越前市に鎮座する兄子神社。御祭神は穴穗尊。延喜式丹生郡の論社。
谷間を開いて集落が続いている。集落の西(海側)に川が流れている。
後で話を聞いたところ、常住は2軒になってしまったといい過疎が進むばかりという。生計は林業と集落の奥(北)に段々の田が開かれていて、比較的裕福な暮らしを送れたそうだ。「今は木が二束三文でね。若い者はみんな出て行った。」と
集落から東の山に向かって階段が延び、途中に鳥居が見える。
道も狭かったので留守だと思って広い空き地に車を停めさせてもらったが、戻ってきたらおばあさんが待っていたので、お礼を言ってしばらく話をしていた。
長い階段。途中の両側にも以前は家があったそうだ。
階段途中に鳥居。よく見ると朱色が残っている。
階段を上っていると、オーッと
段に蛇が休んでいた。大人しいのだったので避けて通る。もう動物に遭遇する季節になった。

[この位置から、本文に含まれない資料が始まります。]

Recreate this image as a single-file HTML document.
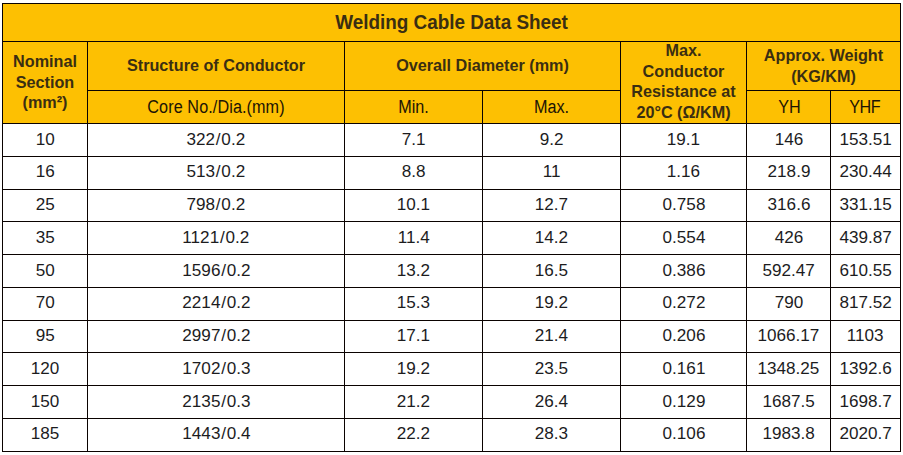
<!DOCTYPE html>
<html><head><meta charset="utf-8"><title>Welding Cable Data Sheet</title>
<style>
html,body{margin:0;padding:0;background:#fff;}
body{width:903px;height:455px;overflow:hidden;position:relative;font-family:"Liberation Sans",sans-serif;}
#t{position:absolute;left:0;top:0;width:903px;height:455px;}
.bg{position:absolute;left:2px;top:3px;width:899px;height:121px;background:#fdc002;}
.l{position:absolute;background:#0a0200;}
.c{position:absolute;display:flex;align-items:center;justify-content:center;text-align:center;color:#3a2e12;white-space:nowrap;}
.c span{display:block;}
.title{font-weight:bold;font-size:18.9px;}
.title span{transform:translateY(var(--dy,-0.4px)) scaleY(1.04);}
.hb{font-weight:bold;font-size:16.2px;line-height:19.5px;}
.hb span{transform:translateY(var(--dy,-0.8px)) scaleY(1.05);}
.hr{font-size:16.2px;color:#1c1405;}
.hr span{transform:translateY(var(--dy,-0.7px)) scaleY(1.09);}
.d{font-size:16.8px;color:#1c1c1e;}
.d span{transform:translateY(var(--dy,0px)) scaleX(1.02);}
.d2 i{font-style:normal;padding:0 0.8px;}
.d2 span{transform:translateY(var(--dy,0px)) scaleX(1.02);}
</style></head><body><div id="t">
<div class="bg"></div>
<div class="l" style="left:2px;top:3px;width:899px;height:1px"></div>
<div class="l" style="left:2px;top:41px;width:899px;height:1px"></div>
<div class="l" style="left:87px;top:90px;width:534px;height:1px"></div>
<div class="l" style="left:746px;top:90px;width:155px;height:1px"></div>
<div class="l" style="left:2px;top:123px;width:899px;height:1px"></div>
<div class="l" style="left:2px;top:156px;width:899px;height:1px"></div>
<div class="l" style="left:2px;top:189px;width:899px;height:1px"></div>
<div class="l" style="left:2px;top:221px;width:899px;height:1px"></div>
<div class="l" style="left:2px;top:254px;width:899px;height:1px"></div>
<div class="l" style="left:2px;top:287px;width:899px;height:1px"></div>
<div class="l" style="left:2px;top:320px;width:899px;height:1px"></div>
<div class="l" style="left:2px;top:352px;width:899px;height:1px"></div>
<div class="l" style="left:2px;top:385px;width:899px;height:1px"></div>
<div class="l" style="left:2px;top:418px;width:899px;height:1px"></div>
<div class="l" style="left:2px;top:451px;width:899px;height:1px"></div>
<div class="l" style="left:2px;top:3px;width:1px;height:449px"></div>
<div class="l" style="left:900px;top:3px;width:1px;height:449px"></div>
<div class="l" style="left:87px;top:41px;width:1px;height:411px"></div>
<div class="l" style="left:344px;top:41px;width:1px;height:411px"></div>
<div class="l" style="left:620px;top:41px;width:1px;height:411px"></div>
<div class="l" style="left:746px;top:41px;width:1px;height:411px"></div>
<div class="l" style="left:482px;top:90px;width:1px;height:362px"></div>
<div class="l" style="left:830px;top:90px;width:1px;height:362px"></div>
<div class="c title" style="left:3px;top:4px;width:897px;height:37px;"><span>Welding Cable Data Sheet</span></div>
<div class="c hb" style="left:3px;top:42px;width:84px;height:81px;--dy:0.1px;"><span>Nominal<br>Section<br>(mm²)</span></div>
<div class="c hb" style="left:88px;top:42px;width:256px;height:48px;--dy:-0.2px;"><span>Structure of Conductor</span></div>
<div class="c hr" style="left:88px;top:91px;width:256px;height:32px;letter-spacing:0.09px;"><span>Core No./Dia.(mm)</span></div>
<div class="c hb" style="left:345px;top:42px;width:275px;height:48px;--dy:-0.2px;"><span>Overall Diameter (mm)</span></div>
<div class="c hr" style="left:345px;top:91px;width:137px;height:32px;"><span>Min.</span></div>
<div class="c hr" style="left:483px;top:91px;width:137px;height:32px;"><span>Max.</span></div>
<div class="c hb" style="left:621px;top:42px;width:125px;height:81px;--dy:-1.5px;"><span>Max.<br>Conductor<br>Resistance at<br>20°C (Ω/KM)</span></div>
<div class="c hb" style="left:747px;top:42px;width:153px;height:48px;"><span>Approx. Weight<br>(KG/KM)</span></div>
<div class="c hr" style="left:747px;top:91px;width:83px;height:32px;padding-left:2px;box-sizing:border-box;"><span>YH</span></div>
<div class="c hr" style="left:831px;top:91px;width:69px;height:32px;letter-spacing:-0.5px;padding-right:1.5px;box-sizing:border-box;"><span>YHF</span></div>
<div class="c d" style="left:3px;top:124px;width:84px;height:32px;--dy:0px;"><span>10</span></div>
<div class="c d d2" style="left:88px;top:124px;width:256px;height:32px;--dy:0px;"><span>322<i>/</i>0.2</span></div>
<div class="c d" style="left:345px;top:124px;width:137px;height:32px;--dy:0px;"><span>7.1</span></div>
<div class="c d" style="left:483px;top:124px;width:137px;height:32px;--dy:0px;"><span>9.2</span></div>
<div class="c d" style="left:621px;top:124px;width:125px;height:32px;--dy:0px;"><span>19.1</span></div>
<div class="c d" style="left:747px;top:124px;width:83px;height:32px;--dy:0px;"><span>146</span></div>
<div class="c d" style="left:831px;top:124px;width:69px;height:32px;--dy:0px;"><span>153.51</span></div>
<div class="c d" style="left:3px;top:157px;width:84px;height:32px;--dy:-1px;"><span>16</span></div>
<div class="c d d2" style="left:88px;top:157px;width:256px;height:32px;--dy:-1px;"><span>513<i>/</i>0.2</span></div>
<div class="c d" style="left:345px;top:157px;width:137px;height:32px;--dy:-1px;"><span>8.8</span></div>
<div class="c d" style="left:483px;top:157px;width:137px;height:32px;--dy:-1px;"><span>11</span></div>
<div class="c d" style="left:621px;top:157px;width:125px;height:32px;--dy:-1px;"><span>1.16</span></div>
<div class="c d" style="left:747px;top:157px;width:83px;height:32px;--dy:-1px;"><span>218.9</span></div>
<div class="c d" style="left:831px;top:157px;width:69px;height:32px;--dy:-1px;"><span>230.44</span></div>
<div class="c d" style="left:3px;top:190px;width:84px;height:31px;--dy:-1px;"><span>25</span></div>
<div class="c d d2" style="left:88px;top:190px;width:256px;height:31px;--dy:-1px;"><span>798<i>/</i>0.2</span></div>
<div class="c d" style="left:345px;top:190px;width:137px;height:31px;--dy:-1px;"><span>10.1</span></div>
<div class="c d" style="left:483px;top:190px;width:137px;height:31px;--dy:-1px;"><span>12.7</span></div>
<div class="c d" style="left:621px;top:190px;width:125px;height:31px;--dy:-1px;"><span>0.758</span></div>
<div class="c d" style="left:747px;top:190px;width:83px;height:31px;--dy:-1px;"><span>316.6</span></div>
<div class="c d" style="left:831px;top:190px;width:69px;height:31px;--dy:-1px;"><span>331.15</span></div>
<div class="c d" style="left:3px;top:222px;width:84px;height:32px;--dy:0px;"><span>35</span></div>
<div class="c d d2" style="left:88px;top:222px;width:256px;height:32px;--dy:0px;"><span>1121<i>/</i>0.2</span></div>
<div class="c d" style="left:345px;top:222px;width:137px;height:32px;--dy:0px;"><span>11.4</span></div>
<div class="c d" style="left:483px;top:222px;width:137px;height:32px;--dy:0px;"><span>14.2</span></div>
<div class="c d" style="left:621px;top:222px;width:125px;height:32px;--dy:0px;"><span>0.554</span></div>
<div class="c d" style="left:747px;top:222px;width:83px;height:32px;--dy:0px;"><span>426</span></div>
<div class="c d" style="left:831px;top:222px;width:69px;height:32px;--dy:0px;"><span>439.87</span></div>
<div class="c d" style="left:3px;top:255px;width:84px;height:32px;--dy:0px;"><span>50</span></div>
<div class="c d d2" style="left:88px;top:255px;width:256px;height:32px;--dy:0px;"><span>1596<i>/</i>0.2</span></div>
<div class="c d" style="left:345px;top:255px;width:137px;height:32px;--dy:0px;"><span>13.2</span></div>
<div class="c d" style="left:483px;top:255px;width:137px;height:32px;--dy:0px;"><span>16.5</span></div>
<div class="c d" style="left:621px;top:255px;width:125px;height:32px;--dy:0px;"><span>0.386</span></div>
<div class="c d" style="left:747px;top:255px;width:83px;height:32px;--dy:0px;"><span>592.47</span></div>
<div class="c d" style="left:831px;top:255px;width:69px;height:32px;--dy:0px;"><span>610.55</span></div>
<div class="c d" style="left:3px;top:288px;width:84px;height:32px;--dy:-1px;"><span>70</span></div>
<div class="c d d2" style="left:88px;top:288px;width:256px;height:32px;--dy:-1px;"><span>2214<i>/</i>0.2</span></div>
<div class="c d" style="left:345px;top:288px;width:137px;height:32px;--dy:-1px;"><span>15.3</span></div>
<div class="c d" style="left:483px;top:288px;width:137px;height:32px;--dy:-1px;"><span>19.2</span></div>
<div class="c d" style="left:621px;top:288px;width:125px;height:32px;--dy:-1px;"><span>0.272</span></div>
<div class="c d" style="left:747px;top:288px;width:83px;height:32px;--dy:-1px;"><span>790</span></div>
<div class="c d" style="left:831px;top:288px;width:69px;height:32px;--dy:-1px;"><span>817.52</span></div>
<div class="c d" style="left:3px;top:321px;width:84px;height:31px;--dy:-1px;"><span>95</span></div>
<div class="c d d2" style="left:88px;top:321px;width:256px;height:31px;--dy:-1px;"><span>2997<i>/</i>0.2</span></div>
<div class="c d" style="left:345px;top:321px;width:137px;height:31px;--dy:-1px;"><span>17.1</span></div>
<div class="c d" style="left:483px;top:321px;width:137px;height:31px;--dy:-1px;"><span>21.4</span></div>
<div class="c d" style="left:621px;top:321px;width:125px;height:31px;--dy:-1px;"><span>0.206</span></div>
<div class="c d" style="left:747px;top:321px;width:83px;height:31px;--dy:-1px;"><span>1066.17</span></div>
<div class="c d" style="left:831px;top:321px;width:69px;height:31px;--dy:-1px;"><span>1103</span></div>
<div class="c d" style="left:3px;top:353px;width:84px;height:32px;--dy:0px;"><span>120</span></div>
<div class="c d d2" style="left:88px;top:353px;width:256px;height:32px;--dy:0px;"><span>1702<i>/</i>0.3</span></div>
<div class="c d" style="left:345px;top:353px;width:137px;height:32px;--dy:0px;"><span>19.2</span></div>
<div class="c d" style="left:483px;top:353px;width:137px;height:32px;--dy:0px;"><span>23.5</span></div>
<div class="c d" style="left:621px;top:353px;width:125px;height:32px;--dy:0px;"><span>0.161</span></div>
<div class="c d" style="left:747px;top:353px;width:83px;height:32px;--dy:0px;"><span>1348.25</span></div>
<div class="c d" style="left:831px;top:353px;width:69px;height:32px;--dy:0px;"><span>1392.6</span></div>
<div class="c d" style="left:3px;top:386px;width:84px;height:32px;--dy:0px;"><span>150</span></div>
<div class="c d d2" style="left:88px;top:386px;width:256px;height:32px;--dy:0px;"><span>2135<i>/</i>0.3</span></div>
<div class="c d" style="left:345px;top:386px;width:137px;height:32px;--dy:0px;"><span>21.2</span></div>
<div class="c d" style="left:483px;top:386px;width:137px;height:32px;--dy:0px;"><span>26.4</span></div>
<div class="c d" style="left:621px;top:386px;width:125px;height:32px;--dy:0px;"><span>0.129</span></div>
<div class="c d" style="left:747px;top:386px;width:83px;height:32px;--dy:0px;"><span>1687.5</span></div>
<div class="c d" style="left:831px;top:386px;width:69px;height:32px;--dy:0px;"><span>1698.7</span></div>
<div class="c d" style="left:3px;top:419px;width:84px;height:32px;--dy:-1px;"><span>185</span></div>
<div class="c d d2" style="left:88px;top:419px;width:256px;height:32px;--dy:-1px;"><span>1443<i>/</i>0.4</span></div>
<div class="c d" style="left:345px;top:419px;width:137px;height:32px;--dy:-1px;"><span>22.2</span></div>
<div class="c d" style="left:483px;top:419px;width:137px;height:32px;--dy:-1px;"><span>28.3</span></div>
<div class="c d" style="left:621px;top:419px;width:125px;height:32px;--dy:-1px;"><span>0.106</span></div>
<div class="c d" style="left:747px;top:419px;width:83px;height:32px;--dy:-1px;"><span>1983.8</span></div>
<div class="c d" style="left:831px;top:419px;width:69px;height:32px;--dy:-1px;"><span>2020.7</span></div>
</div></body></html>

上っていくと、参道は北に折れ、社殿正面に出る。境内は周囲を杉に囲まれている。笹は今でも多く自生しているが、昔はもっと多かったそうだ。
拝殿は西向き。戸が閉まっているので拝殿前で参る。
ここで一度帰ったのだが、下りるとおばあさんに会った。
話をしていると、拝殿の戸は開くので中で参ってくるといいと言われた。昨年も同市のどこかの保育園児がバスでやってきて、ゾロゾロと階段を上っていったという。
もう一度上がると、確かに戸は開いた。年寄りばかり長い間上がっていないという拝殿は少し埃っぽかったが、両脇に随神を奉斎し、中央に本殿が見える。
あらためて本殿に参る。本殿は彫刻が複数付いている。
拝殿には絵馬も複数掛けられており、武者絵が多い。本殿といい、絵馬といい、往時の集落の繁栄ぶりを見る思いがし、過疎により荒廃を待つばかりなのは残念である。